SUPPLIED MATERIAL
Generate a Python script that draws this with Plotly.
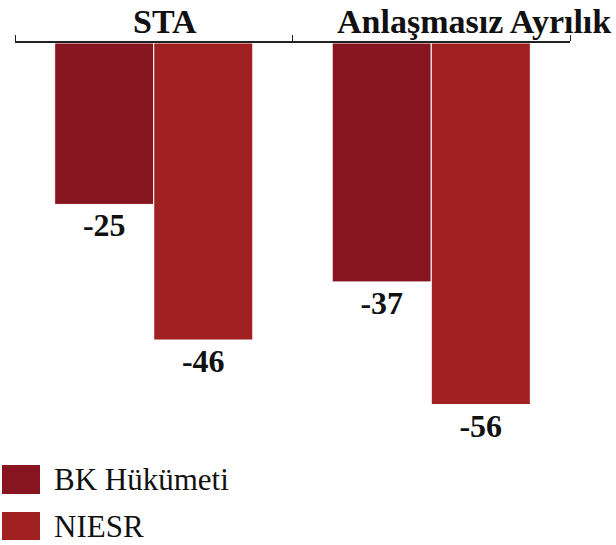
import plotly.graph_objects as go

# data
categories = ['STA', 'Anlaşmasız Ayrılık']
series_names = ['BK Hükümeti', 'NIESR']
bk_values = [-25, -37]
niesr_values = [-46, -56]

colors = ['#861520', '#A12022']
font_family = 'Liberation Serif'

W, H = 616, 545
M_L, M_R, M_T, M_B = 15, 46, 43, 50


def px_to_paper(px_x, px_y):
    # convert window pixels to paper coords (used for the hand-drawn legend)
    x = (px_x - M_L) / (W - M_L - M_R)
    y = (H - M_B - px_y) / (H - M_T - M_B)
    return x, y


fig = go.Figure()

for name, vals, col in zip(series_names, [bk_values, niesr_values], colors):
    fig.add_trace(go.Bar(
        x=categories,
        y=vals,
        name=name,
        marker=dict(color=col, line=dict(color='white', width=1)),
        text=[str(v) for v in vals],
        textposition='outside',
        textfont=dict(family=font_family, size=32, color='#111', weight=700),
        cliponaxis=False,
        showlegend=False,
    ))

fig.update_layout(
    width=W, height=H,
    margin=dict(l=M_L, r=M_R, t=M_T, b=M_B, autoexpand=False),
    barmode='group',
    bargap=0.286,
    bargroupgap=0,
    plot_bgcolor='white',
    paper_bgcolor='white',
    font=dict(family=font_family, color='#111'),
)

fig.update_xaxes(
    side='top',
    range=[-0.5, 1.5],
    showline=True, linecolor='#222', linewidth=1.5,
    ticks='outside', ticklen=6, tickcolor='#222', tickwidth=1.2,
    tickson='boundaries',
    showticklabels=False,
    showgrid=False,
)
fig.update_yaxes(
    range=[-70, 0],
    visible=False,
    showgrid=False, zeroline=False,
)

# category headers above the axis
label_shift = [11, 43]
for cat, shift in zip(categories, label_shift):
    fig.add_annotation(
        x=cat, xref='x', y=1, yref='paper',
        text='<b>%s</b>' % cat, showarrow=False,
        xshift=shift, yshift=22, yanchor='middle',
        font=dict(family=font_family, size=34, color='#111'),
    )

# legend drawn by hand: large swatches like the original
legend_rows = [(465, 494), (512, 540)]
for (top, bottom), name, col in zip(legend_rows, series_names, colors):
    x0, y0 = px_to_paper(2, bottom)
    x1, y1 = px_to_paper(40, top)
    fig.add_shape(type='rect', xref='paper', yref='paper',
                  x0=x0, y0=y0, x1=x1, y1=y1,
                  fillcolor=col, line=dict(width=0))
    tx, ty = px_to_paper(52, (top + bottom) / 2)
    fig.add_annotation(
        x=tx, y=ty, xref='paper', yref='paper',
        text=name, showarrow=False,
        xanchor='left', yanchor='middle',
        font=dict(family=font_family, size=31, color='#111'),
    )

fig.write_html('out.html', config={'displayModeBar': False},
               post_script="document.body.style.margin='0';")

TO DO
Every line above should be returned exactly; the pictures stay out.

FULL RESPONSE
Generate a Python script that draws this with Plotly.
import plotly.graph_objects as go

# data
categories = ['STA', 'Anlaşmasız Ayrılık']
series_names = ['BK Hükümeti', 'NIESR']
bk_values = [-25, -37]
niesr_values = [-46, -56]

colors = ['#861520', '#A12022']
font_family = 'Liberation Serif'

W, H = 616, 545
M_L, M_R, M_T, M_B = 15, 46, 43, 50


def px_to_paper(px_x, px_y):
    # convert window pixels to paper coords (used for the hand-drawn legend)
    x = (px_x - M_L) / (W - M_L - M_R)
    y = (H - M_B - px_y) / (H - M_T - M_B)
    return x, y


fig = go.Figure()

for name, vals, col in zip(series_names, [bk_values, niesr_values], colors):
    fig.add_trace(go.Bar(
        x=categories,
        y=vals,
        name=name,
        marker=dict(color=col, line=dict(color='white', width=1)),
        text=[str(v) for v in vals],
        textposition='outside',
        textfont=dict(family=font_family, size=32, color='#111', weight=700),
        cliponaxis=False,
        showlegend=False,
    ))

fig.update_layout(
    width=W, height=H,
    margin=dict(l=M_L, r=M_R, t=M_T, b=M_B, autoexpand=False),
    barmode='group',
    bargap=0.286,
    bargroupgap=0,
    plot_bgcolor='white',
    paper_bgcolor='white',
    font=dict(family=font_family, color='#111'),
)

fig.update_xaxes(
    side='top',
    range=[-0.5, 1.5],
    showline=True, linecolor='#222', linewidth=1.5,
    ticks='outside', ticklen=6, tickcolor='#222', tickwidth=1.2,
    tickson='boundaries',
    showticklabels=False,
    showgrid=False,
)
fig.update_yaxes(
    range=[-70, 0],
    visible=False,
    showgrid=False, zeroline=False,
)

# category headers above the axis
label_shift = [11, 43]
for cat, shift in zip(categories, label_shift):
    fig.add_annotation(
        x=cat, xref='x', y=1, yref='paper',
        text='<b>%s</b>' % cat, showarrow=False,
        xshift=shift, yshift=22, yanchor='middle',
        font=dict(family=font_family, size=34, color='#111'),
    )

# legend drawn by hand: large swatches like the original
legend_rows = [(465, 494), (512, 540)]
for (top, bottom), name, col in zip(legend_rows, series_names, colors):
    x0, y0 = px_to_paper(2, bottom)
    x1, y1 = px_to_paper(40, top)
    fig.add_shape(type='rect', xref='paper', yref='paper',
                  x0=x0, y0=y0, x1=x1, y1=y1,
                  fillcolor=col, line=dict(width=0))
    tx, ty = px_to_paper(52, (top + bottom) / 2)
    fig.add_annotation(
        x=tx, y=ty, xref='paper', yref='paper',
        text=name, showarrow=False,
        xanchor='left', yanchor='middle',
        font=dict(family=font_family, size=31, color='#111'),
    )

fig.write_html('out.html', config={'displayModeBar': False},
               post_script="document.body.style.margin='0';")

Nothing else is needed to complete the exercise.